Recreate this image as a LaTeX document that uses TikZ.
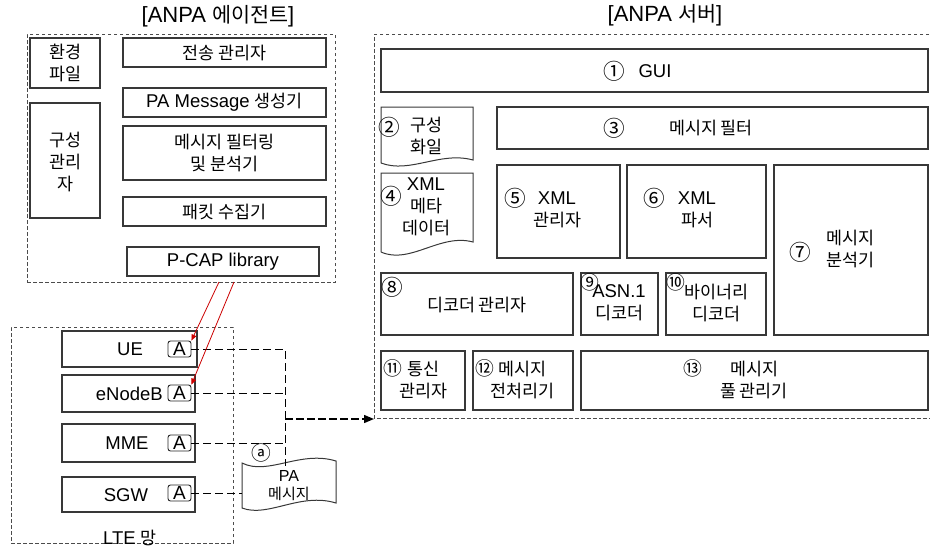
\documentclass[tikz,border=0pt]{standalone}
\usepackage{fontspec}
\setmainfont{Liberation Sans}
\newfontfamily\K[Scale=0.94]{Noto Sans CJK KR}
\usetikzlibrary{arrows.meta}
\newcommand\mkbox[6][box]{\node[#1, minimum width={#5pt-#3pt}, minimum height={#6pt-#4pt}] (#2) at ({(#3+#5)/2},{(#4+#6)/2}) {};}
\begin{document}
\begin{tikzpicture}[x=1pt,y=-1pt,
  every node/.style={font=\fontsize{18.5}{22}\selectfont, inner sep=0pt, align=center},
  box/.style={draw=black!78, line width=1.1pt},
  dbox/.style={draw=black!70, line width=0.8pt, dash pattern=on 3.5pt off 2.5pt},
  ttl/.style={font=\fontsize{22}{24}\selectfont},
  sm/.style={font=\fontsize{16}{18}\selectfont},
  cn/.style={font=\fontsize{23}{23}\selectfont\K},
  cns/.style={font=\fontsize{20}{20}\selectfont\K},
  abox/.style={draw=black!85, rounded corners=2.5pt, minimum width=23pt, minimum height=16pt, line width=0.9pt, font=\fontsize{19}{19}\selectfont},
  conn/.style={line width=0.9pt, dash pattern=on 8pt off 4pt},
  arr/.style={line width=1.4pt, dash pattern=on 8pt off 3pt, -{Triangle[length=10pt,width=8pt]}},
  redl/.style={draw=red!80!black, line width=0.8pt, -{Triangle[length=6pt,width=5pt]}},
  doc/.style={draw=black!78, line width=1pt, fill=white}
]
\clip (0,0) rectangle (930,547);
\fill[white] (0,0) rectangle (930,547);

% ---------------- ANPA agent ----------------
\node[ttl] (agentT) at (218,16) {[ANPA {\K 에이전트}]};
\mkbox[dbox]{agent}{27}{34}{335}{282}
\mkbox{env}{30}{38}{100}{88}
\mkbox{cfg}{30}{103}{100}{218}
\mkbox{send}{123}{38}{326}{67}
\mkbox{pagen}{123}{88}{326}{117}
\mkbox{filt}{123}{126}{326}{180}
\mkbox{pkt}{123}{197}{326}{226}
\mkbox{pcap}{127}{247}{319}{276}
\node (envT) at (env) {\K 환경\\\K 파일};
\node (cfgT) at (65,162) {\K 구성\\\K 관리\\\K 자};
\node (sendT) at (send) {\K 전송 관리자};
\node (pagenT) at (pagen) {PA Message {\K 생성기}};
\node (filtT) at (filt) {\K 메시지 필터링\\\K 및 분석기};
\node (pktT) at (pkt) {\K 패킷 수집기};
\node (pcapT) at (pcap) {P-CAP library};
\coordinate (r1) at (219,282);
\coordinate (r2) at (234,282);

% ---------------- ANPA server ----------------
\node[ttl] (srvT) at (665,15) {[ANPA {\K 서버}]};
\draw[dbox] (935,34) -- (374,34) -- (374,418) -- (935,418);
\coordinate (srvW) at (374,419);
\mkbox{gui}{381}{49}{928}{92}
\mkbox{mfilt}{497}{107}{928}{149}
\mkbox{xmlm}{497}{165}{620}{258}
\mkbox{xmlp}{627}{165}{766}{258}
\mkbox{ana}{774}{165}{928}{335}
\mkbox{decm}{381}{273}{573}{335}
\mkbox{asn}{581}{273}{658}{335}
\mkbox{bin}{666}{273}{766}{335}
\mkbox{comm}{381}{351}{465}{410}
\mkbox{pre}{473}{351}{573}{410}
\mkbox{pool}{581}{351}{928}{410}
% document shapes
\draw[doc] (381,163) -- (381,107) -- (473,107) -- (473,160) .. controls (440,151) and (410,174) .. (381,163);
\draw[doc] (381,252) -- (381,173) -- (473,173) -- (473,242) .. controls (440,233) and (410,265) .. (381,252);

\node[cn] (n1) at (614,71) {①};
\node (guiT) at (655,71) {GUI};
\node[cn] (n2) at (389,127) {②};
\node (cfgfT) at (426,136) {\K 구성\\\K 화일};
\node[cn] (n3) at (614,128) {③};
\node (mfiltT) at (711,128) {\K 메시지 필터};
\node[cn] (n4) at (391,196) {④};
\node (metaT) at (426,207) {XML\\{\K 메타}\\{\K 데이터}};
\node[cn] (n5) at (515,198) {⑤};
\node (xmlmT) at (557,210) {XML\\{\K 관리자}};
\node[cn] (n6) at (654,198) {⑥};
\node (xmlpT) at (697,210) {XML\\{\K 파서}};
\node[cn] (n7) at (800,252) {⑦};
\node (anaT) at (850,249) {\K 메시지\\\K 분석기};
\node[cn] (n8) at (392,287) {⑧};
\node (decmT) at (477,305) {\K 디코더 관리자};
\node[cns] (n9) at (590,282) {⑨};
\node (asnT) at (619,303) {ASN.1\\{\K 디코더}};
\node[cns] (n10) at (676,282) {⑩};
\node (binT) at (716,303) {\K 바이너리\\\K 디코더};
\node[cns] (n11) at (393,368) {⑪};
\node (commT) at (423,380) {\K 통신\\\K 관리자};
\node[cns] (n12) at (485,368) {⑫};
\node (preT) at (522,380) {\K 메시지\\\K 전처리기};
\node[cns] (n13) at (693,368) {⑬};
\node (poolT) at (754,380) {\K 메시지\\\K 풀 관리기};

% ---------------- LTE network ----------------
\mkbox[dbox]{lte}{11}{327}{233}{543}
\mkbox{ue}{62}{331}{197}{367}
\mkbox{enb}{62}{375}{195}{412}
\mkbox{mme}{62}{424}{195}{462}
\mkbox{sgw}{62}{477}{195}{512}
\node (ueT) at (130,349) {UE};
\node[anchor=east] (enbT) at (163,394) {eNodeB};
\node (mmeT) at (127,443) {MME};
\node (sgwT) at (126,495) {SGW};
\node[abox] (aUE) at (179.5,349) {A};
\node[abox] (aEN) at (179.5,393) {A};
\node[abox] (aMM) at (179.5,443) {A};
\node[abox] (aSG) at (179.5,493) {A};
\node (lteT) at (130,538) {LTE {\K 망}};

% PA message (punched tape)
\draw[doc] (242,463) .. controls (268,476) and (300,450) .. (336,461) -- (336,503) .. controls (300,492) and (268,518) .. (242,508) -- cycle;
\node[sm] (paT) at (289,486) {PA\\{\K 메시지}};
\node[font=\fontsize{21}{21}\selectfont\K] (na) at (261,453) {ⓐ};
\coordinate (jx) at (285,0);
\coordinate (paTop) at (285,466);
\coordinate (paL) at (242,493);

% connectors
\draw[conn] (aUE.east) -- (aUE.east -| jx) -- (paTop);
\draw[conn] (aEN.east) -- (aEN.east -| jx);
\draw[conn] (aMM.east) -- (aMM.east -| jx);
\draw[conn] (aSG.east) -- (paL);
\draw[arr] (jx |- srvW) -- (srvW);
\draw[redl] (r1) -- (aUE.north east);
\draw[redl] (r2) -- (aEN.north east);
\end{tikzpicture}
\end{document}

— What needs to be done —
Omit the pictures, then output the rest of the listing exactly.

— Exercise output —
Recreate this image as a LaTeX document that uses TikZ.
\documentclass[tikz,border=0pt]{standalone}
\usepackage{fontspec}
\setmainfont{Liberation Sans}
\newfontfamily\K[Scale=0.94]{Noto Sans CJK KR}
\usetikzlibrary{arrows.meta}
\newcommand\mkbox[6][box]{\node[#1, minimum width={#5pt-#3pt}, minimum height={#6pt-#4pt}] (#2) at ({(#3+#5)/2},{(#4+#6)/2}) {};}
\begin{document}
\begin{tikzpicture}[x=1pt,y=-1pt,
  every node/.style={font=\fontsize{18.5}{22}\selectfont, inner sep=0pt, align=center},
  box/.style={draw=black!78, line width=1.1pt},
  dbox/.style={draw=black!70, line width=0.8pt, dash pattern=on 3.5pt off 2.5pt},
  ttl/.style={font=\fontsize{22}{24}\selectfont},
  sm/.style={font=\fontsize{16}{18}\selectfont},
  cn/.style={font=\fontsize{23}{23}\selectfont\K},
  cns/.style={font=\fontsize{20}{20}\selectfont\K},
  abox/.style={draw=black!85, rounded corners=2.5pt, minimum width=23pt, minimum height=16pt, line width=0.9pt, font=\fontsize{19}{19}\selectfont},
  conn/.style={line width=0.9pt, dash pattern=on 8pt off 4pt},
  arr/.style={line width=1.4pt, dash pattern=on 8pt off 3pt, -{Triangle[length=10pt,width=8pt]}},
  redl/.style={draw=red!80!black, line width=0.8pt, -{Triangle[length=6pt,width=5pt]}},
  doc/.style={draw=black!78, line width=1pt, fill=white}
]
\clip (0,0) rectangle (930,547);
\fill[white] (0,0) rectangle (930,547);

% ---------------- ANPA agent ----------------
\node[ttl] (agentT) at (218,16) {[ANPA {\K 에이전트}]};
\mkbox[dbox]{agent}{27}{34}{335}{282}
\mkbox{env}{30}{38}{100}{88}
\mkbox{cfg}{30}{103}{100}{218}
\mkbox{send}{123}{38}{326}{67}
\mkbox{pagen}{123}{88}{326}{117}
\mkbox{filt}{123}{126}{326}{180}
\mkbox{pkt}{123}{197}{326}{226}
\mkbox{pcap}{127}{247}{319}{276}
\node (envT) at (env) {\K 환경\\\K 파일};
\node (cfgT) at (65,162) {\K 구성\\\K 관리\\\K 자};
\node (sendT) at (send) {\K 전송 관리자};
\node (pagenT) at (pagen) {PA Message {\K 생성기}};
\node (filtT) at (filt) {\K 메시지 필터링\\\K 및 분석기};
\node (pktT) at (pkt) {\K 패킷 수집기};
\node (pcapT) at (pcap) {P-CAP library};
\coordinate (r1) at (219,282);
\coordinate (r2) at (234,282);

% ---------------- ANPA server ----------------
\node[ttl] (srvT) at (665,15) {[ANPA {\K 서버}]};
\draw[dbox] (935,34) -- (374,34) -- (374,418) -- (935,418);
\coordinate (srvW) at (374,419);
\mkbox{gui}{381}{49}{928}{92}
\mkbox{mfilt}{497}{107}{928}{149}
\mkbox{xmlm}{497}{165}{620}{258}
\mkbox{xmlp}{627}{165}{766}{258}
\mkbox{ana}{774}{165}{928}{335}
\mkbox{decm}{381}{273}{573}{335}
\mkbox{asn}{581}{273}{658}{335}
\mkbox{bin}{666}{273}{766}{335}
\mkbox{comm}{381}{351}{465}{410}
\mkbox{pre}{473}{351}{573}{410}
\mkbox{pool}{581}{351}{928}{410}
% document shapes
\draw[doc] (381,163) -- (381,107) -- (473,107) -- (473,160) .. controls (440,151) and (410,174) .. (381,163);
\draw[doc] (381,252) -- (381,173) -- (473,173) -- (473,242) .. controls (440,233) and (410,265) .. (381,252);

\node[cn] (n1) at (614,71) {①};
\node (guiT) at (655,71) {GUI};
\node[cn] (n2) at (389,127) {②};
\node (cfgfT) at (426,136) {\K 구성\\\K 화일};
\node[cn] (n3) at (614,128) {③};
\node (mfiltT) at (711,128) {\K 메시지 필터};
\node[cn] (n4) at (391,196) {④};
\node (metaT) at (426,207) {XML\\{\K 메타}\\{\K 데이터}};
\node[cn] (n5) at (515,198) {⑤};
\node (xmlmT) at (557,210) {XML\\{\K 관리자}};
\node[cn] (n6) at (654,198) {⑥};
\node (xmlpT) at (697,210) {XML\\{\K 파서}};
\node[cn] (n7) at (800,252) {⑦};
\node (anaT) at (850,249) {\K 메시지\\\K 분석기};
\node[cn] (n8) at (392,287) {⑧};
\node (decmT) at (477,305) {\K 디코더 관리자};
\node[cns] (n9) at (590,282) {⑨};
\node (asnT) at (619,303) {ASN.1\\{\K 디코더}};
\node[cns] (n10) at (676,282) {⑩};
\node (binT) at (716,303) {\K 바이너리\\\K 디코더};
\node[cns] (n11) at (393,368) {⑪};
\node (commT) at (423,380) {\K 통신\\\K 관리자};
\node[cns] (n12) at (485,368) {⑫};
\node (preT) at (522,380) {\K 메시지\\\K 전처리기};
\node[cns] (n13) at (693,368) {⑬};
\node (poolT) at (754,380) {\K 메시지\\\K 풀 관리기};

% ---------------- LTE network ----------------
\mkbox[dbox]{lte}{11}{327}{233}{543}
\mkbox{ue}{62}{331}{197}{367}
\mkbox{enb}{62}{375}{195}{412}
\mkbox{mme}{62}{424}{195}{462}
\mkbox{sgw}{62}{477}{195}{512}
\node (ueT) at (130,349) {UE};
\node[anchor=east] (enbT) at (163,394) {eNodeB};
\node (mmeT) at (127,443) {MME};
\node (sgwT) at (126,495) {SGW};
\node[abox] (aUE) at (179.5,349) {A};
\node[abox] (aEN) at (179.5,393) {A};
\node[abox] (aMM) at (179.5,443) {A};
\node[abox] (aSG) at (179.5,493) {A};
\node (lteT) at (130,538) {LTE {\K 망}};

% PA message (punched tape)
\draw[doc] (242,463) .. controls (268,476) and (300,450) .. (336,461) -- (336,503) .. controls (300,492) and (268,518) .. (242,508) -- cycle;
\node[sm] (paT) at (289,486) {PA\\{\K 메시지}};
\node[font=\fontsize{21}{21}\selectfont\K] (na) at (261,453) {ⓐ};
\coordinate (jx) at (285,0);
\coordinate (paTop) at (285,466);
\coordinate (paL) at (242,493);

% connectors
\draw[conn] (aUE.east) -- (aUE.east -| jx) -- (paTop);
\draw[conn] (aEN.east) -- (aEN.east -| jx);
\draw[conn] (aMM.east) -- (aMM.east -| jx);
\draw[conn] (aSG.east) -- (paL);
\draw[arr] (jx |- srvW) -- (srvW);
\draw[redl] (r1) -- (aUE.north east);
\draw[redl] (r2) -- (aEN.north east);
\end{tikzpicture}
\end{document}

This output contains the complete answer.